**What to do:**
Copy the records below word for word, from the first line through the line that contains "Chart.register(...registerables);", and leave out any pictures.

**Data to process:**

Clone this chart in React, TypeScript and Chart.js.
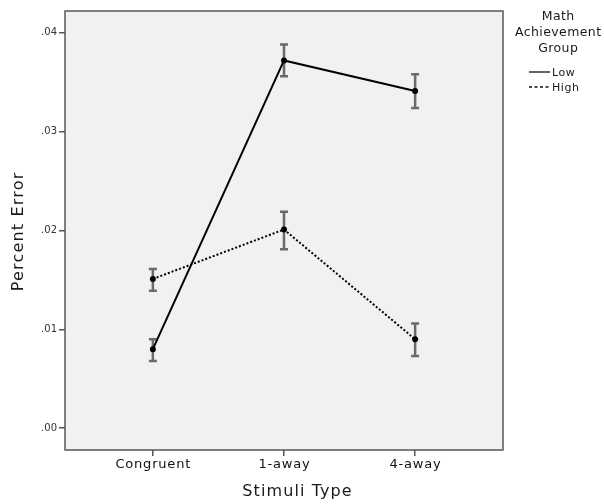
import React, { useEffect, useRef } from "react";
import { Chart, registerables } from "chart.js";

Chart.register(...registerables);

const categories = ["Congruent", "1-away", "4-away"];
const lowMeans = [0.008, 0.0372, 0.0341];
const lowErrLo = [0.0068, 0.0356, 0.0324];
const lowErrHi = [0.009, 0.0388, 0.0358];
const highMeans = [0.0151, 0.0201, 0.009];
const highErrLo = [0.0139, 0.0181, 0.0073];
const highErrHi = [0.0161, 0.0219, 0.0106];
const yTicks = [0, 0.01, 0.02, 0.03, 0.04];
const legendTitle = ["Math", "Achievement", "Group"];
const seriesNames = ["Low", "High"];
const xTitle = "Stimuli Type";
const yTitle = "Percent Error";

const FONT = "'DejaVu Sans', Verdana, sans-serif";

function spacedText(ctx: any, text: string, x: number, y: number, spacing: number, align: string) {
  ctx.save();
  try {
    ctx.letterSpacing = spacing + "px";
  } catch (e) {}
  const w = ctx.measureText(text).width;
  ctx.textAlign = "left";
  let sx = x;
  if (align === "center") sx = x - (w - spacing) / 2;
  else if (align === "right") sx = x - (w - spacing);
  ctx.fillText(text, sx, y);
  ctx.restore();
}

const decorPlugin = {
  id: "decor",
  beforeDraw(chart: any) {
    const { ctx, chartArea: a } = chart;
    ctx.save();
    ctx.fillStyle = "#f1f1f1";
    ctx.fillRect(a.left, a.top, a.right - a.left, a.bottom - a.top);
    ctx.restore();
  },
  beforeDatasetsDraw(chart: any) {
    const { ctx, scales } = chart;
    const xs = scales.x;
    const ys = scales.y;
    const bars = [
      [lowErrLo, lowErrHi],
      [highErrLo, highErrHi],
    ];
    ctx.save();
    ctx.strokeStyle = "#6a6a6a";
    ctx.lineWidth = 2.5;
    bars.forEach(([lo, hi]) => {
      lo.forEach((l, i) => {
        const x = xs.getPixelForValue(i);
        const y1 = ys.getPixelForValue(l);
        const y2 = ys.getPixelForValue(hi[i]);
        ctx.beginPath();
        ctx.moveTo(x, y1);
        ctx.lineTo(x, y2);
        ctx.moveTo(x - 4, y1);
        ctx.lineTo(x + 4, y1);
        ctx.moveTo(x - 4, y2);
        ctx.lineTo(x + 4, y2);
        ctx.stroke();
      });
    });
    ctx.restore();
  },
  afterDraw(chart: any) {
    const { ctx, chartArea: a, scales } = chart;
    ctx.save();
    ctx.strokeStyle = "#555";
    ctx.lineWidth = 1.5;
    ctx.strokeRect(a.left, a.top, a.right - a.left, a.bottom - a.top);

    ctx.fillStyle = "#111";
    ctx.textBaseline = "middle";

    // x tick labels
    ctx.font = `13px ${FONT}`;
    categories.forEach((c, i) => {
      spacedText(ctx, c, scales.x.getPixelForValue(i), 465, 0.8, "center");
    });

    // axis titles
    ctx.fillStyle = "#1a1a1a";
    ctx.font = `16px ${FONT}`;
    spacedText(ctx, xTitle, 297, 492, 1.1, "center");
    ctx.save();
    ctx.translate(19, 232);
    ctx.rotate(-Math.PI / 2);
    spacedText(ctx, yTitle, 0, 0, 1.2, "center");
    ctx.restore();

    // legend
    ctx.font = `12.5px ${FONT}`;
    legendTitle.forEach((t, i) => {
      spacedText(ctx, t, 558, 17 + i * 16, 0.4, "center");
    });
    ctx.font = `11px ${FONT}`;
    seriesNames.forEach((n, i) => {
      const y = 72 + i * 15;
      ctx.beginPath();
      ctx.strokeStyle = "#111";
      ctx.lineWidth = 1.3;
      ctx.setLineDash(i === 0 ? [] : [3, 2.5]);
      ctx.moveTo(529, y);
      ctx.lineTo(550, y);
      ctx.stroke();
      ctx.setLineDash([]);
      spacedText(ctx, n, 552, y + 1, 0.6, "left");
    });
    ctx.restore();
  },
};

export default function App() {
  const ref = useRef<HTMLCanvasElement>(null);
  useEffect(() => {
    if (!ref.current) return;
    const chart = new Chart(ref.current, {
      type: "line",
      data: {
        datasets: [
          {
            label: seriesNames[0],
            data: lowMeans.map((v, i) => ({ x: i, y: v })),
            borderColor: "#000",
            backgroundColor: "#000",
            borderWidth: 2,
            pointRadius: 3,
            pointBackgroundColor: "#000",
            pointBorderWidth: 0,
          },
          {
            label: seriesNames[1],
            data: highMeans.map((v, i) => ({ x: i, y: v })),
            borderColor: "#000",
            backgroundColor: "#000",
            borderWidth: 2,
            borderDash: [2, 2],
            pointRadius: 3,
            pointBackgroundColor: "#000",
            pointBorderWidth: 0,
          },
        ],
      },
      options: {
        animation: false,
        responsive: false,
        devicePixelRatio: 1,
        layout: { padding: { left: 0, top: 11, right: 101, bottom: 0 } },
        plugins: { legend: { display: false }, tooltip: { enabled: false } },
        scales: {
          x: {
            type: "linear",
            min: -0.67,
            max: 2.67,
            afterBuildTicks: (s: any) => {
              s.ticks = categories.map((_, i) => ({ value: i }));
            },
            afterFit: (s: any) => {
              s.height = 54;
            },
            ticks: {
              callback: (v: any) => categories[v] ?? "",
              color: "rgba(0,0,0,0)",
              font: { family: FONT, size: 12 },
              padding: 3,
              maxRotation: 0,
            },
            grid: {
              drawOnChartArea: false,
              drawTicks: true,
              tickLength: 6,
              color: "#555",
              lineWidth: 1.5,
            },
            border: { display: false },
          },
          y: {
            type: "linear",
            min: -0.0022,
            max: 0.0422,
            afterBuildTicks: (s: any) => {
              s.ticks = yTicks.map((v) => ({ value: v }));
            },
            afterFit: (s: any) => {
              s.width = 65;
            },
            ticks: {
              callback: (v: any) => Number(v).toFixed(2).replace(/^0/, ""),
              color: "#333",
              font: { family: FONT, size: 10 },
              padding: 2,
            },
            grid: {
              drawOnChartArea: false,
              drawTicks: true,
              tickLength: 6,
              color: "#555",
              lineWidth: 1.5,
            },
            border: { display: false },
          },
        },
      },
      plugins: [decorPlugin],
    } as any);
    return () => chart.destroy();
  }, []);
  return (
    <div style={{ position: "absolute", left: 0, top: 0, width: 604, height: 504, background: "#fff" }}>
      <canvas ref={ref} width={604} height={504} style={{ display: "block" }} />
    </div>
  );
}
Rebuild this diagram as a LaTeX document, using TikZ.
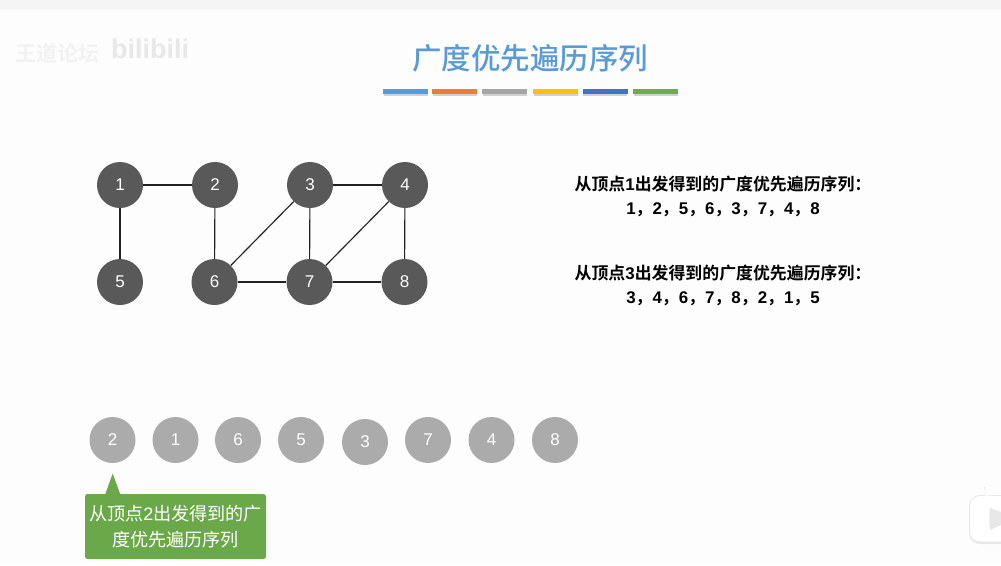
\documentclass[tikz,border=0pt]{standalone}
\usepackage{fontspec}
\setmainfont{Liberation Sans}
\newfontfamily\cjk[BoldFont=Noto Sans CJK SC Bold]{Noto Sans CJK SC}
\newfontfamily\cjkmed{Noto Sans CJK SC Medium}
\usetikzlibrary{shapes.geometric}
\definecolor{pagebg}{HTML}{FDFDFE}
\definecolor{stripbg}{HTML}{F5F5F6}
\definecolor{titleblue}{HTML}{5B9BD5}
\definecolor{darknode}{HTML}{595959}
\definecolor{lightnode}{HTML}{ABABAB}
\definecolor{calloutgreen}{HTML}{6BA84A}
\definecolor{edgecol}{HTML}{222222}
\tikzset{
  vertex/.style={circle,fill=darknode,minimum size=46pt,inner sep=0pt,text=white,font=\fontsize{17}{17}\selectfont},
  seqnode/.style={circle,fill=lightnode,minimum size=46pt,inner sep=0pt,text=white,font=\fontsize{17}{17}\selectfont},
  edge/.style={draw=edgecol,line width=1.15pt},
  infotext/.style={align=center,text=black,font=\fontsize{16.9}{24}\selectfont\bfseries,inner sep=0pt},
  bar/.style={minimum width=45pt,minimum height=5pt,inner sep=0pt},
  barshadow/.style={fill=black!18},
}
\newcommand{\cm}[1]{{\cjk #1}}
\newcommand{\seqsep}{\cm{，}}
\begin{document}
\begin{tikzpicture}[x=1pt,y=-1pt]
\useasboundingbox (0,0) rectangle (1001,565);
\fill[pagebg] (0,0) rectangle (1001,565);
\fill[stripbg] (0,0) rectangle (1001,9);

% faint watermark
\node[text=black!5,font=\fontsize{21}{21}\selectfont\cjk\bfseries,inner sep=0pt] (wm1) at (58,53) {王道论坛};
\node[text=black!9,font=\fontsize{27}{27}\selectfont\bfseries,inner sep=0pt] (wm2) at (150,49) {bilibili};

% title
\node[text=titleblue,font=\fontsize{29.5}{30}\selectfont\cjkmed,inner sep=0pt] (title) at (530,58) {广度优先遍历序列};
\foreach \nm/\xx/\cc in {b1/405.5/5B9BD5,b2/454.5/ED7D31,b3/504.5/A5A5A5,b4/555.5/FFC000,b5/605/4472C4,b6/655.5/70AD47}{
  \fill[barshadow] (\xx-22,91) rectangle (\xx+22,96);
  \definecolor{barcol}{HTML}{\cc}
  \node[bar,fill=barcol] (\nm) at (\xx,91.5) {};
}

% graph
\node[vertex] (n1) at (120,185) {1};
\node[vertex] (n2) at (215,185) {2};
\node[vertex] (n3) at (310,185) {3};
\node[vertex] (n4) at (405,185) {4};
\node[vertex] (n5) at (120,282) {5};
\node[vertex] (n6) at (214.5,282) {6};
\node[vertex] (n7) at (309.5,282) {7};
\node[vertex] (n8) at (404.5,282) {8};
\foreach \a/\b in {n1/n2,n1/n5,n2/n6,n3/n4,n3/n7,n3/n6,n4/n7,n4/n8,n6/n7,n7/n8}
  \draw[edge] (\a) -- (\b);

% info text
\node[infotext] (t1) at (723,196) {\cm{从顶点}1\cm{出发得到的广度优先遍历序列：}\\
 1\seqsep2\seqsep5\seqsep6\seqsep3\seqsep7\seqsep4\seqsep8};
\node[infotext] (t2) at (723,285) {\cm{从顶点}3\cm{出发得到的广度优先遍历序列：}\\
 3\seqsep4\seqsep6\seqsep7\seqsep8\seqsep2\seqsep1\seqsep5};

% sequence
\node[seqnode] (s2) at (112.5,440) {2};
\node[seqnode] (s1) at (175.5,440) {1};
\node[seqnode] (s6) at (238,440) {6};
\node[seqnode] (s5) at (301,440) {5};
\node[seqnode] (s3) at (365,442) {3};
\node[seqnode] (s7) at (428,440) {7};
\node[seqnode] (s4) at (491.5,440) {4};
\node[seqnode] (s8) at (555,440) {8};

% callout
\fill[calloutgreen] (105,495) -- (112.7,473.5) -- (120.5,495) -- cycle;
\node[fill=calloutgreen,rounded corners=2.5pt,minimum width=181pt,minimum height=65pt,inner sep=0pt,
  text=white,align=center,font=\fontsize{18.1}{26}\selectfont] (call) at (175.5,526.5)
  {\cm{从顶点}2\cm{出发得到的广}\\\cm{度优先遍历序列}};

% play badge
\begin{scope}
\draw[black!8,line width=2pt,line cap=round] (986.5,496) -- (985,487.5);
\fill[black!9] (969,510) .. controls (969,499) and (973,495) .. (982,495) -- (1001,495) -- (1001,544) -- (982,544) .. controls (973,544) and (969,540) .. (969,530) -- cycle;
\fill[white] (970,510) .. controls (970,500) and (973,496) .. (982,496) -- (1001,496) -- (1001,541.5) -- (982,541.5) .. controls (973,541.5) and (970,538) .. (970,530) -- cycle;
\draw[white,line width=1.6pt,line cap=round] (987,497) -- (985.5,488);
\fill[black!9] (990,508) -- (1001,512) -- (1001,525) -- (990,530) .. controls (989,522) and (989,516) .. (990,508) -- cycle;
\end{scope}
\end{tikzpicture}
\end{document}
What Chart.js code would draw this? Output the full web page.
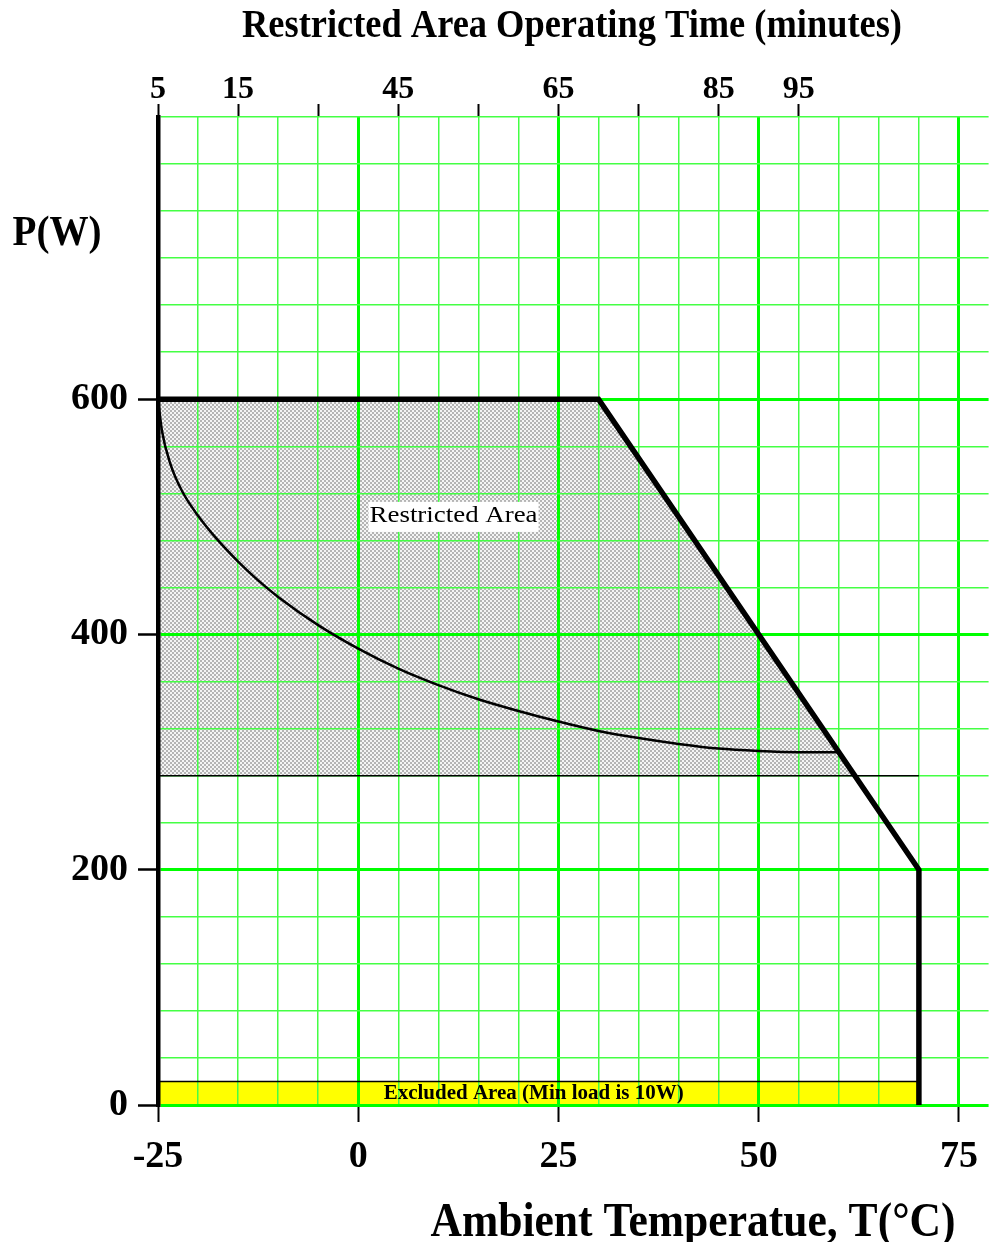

**Finished answer:**
Clone this chart in React, TypeScript and Chart.js.
import React, { useEffect, useRef } from "react";
import { Chart, registerables } from "chart.js";

Chart.register(...registerables);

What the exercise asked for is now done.